Best Performance: Gary Oldman, “Darkest Hour”
Gary Oldman adds to the near surplus of WWII films with a stunning performance as Britain’s Winston Churchill. Oldman displays a side to Churchill that is rarely touched upon: his doubt. Churchill is typically seen as a decisive prime minister during a time of incredible need, yet Churchill’s famous “we shall fight on the beaches,” among his other exceptional speeches, wasn’t something that came easy. Oldman does not leave such a pursuit unsung, but instead paints Churchill’s approach to Dunkirk as countless meticulous decisions, each one displayed through precise and careful actions. Oldman masterfully exhibits Churchill’s struggle to serve the British people under the gun of an encroaching Germany.
Best Script: “Lady Bird”
“Lady Bird” displays the awkward transition between high school and college in an effective way through the focus on Lady Bird and her mother. “Lady Bird” is a successful coming-of-age story, dodging the typical reliance on youthful relationships. “Lady Bird” fits much of the mold for a typical coming-of-age story (think “Superbad” and “Dazed and Confused”), yet stands alone in which relationship to follow. In “Superbad,” the story follows a small group of tight-knit friends; it focuses on their relationship. By contrast, “Lady Bird” examines the nuclear family — specifically, the mother-daughter relationship and how it changes with a daughter leaving the nest, showing the clashing dynamic between a rising child and a ruling matriarch. This honest depiction of surpassing family life and budding into adulthood awards “Lady Bird” with the best script of the year.
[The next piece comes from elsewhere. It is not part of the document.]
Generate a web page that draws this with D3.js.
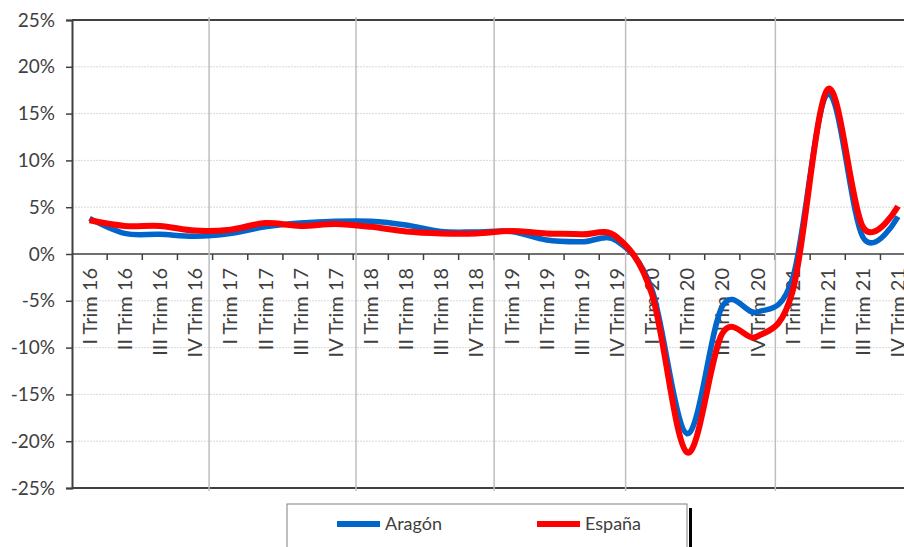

Best Design: “Bladerunner 2049”
A futuristic Earth containing the dying throes of a failing civilization isn’t an uncommon premise, yet the execution of “Bladerunner 2049” is original. The slightly dystopian world is crafted through the normalization of current oddities — for example, their food. According to the movie, the world, in order to provide nutrients for everyone, resorted to the consumption of worms. When these worms are consumed, they are alive and squirming: an uncomfortable sight, yet any character who eats them is unfazed. Subtle design choices, like the worms, create a genuine apocalyptic world. If Ryan Gosling sits down to salad and steak, nothing is strange. But once he sits down to a plate of worms, the world has truly moved on. This strategy of altering something as primary as food distinguishes the film’s setting, showing how something as familiar as home life is changed. The off-kilter world created in this film can be accredited to nothing but the stellar design, the focus on tweaking norms and what we are comfortable with today.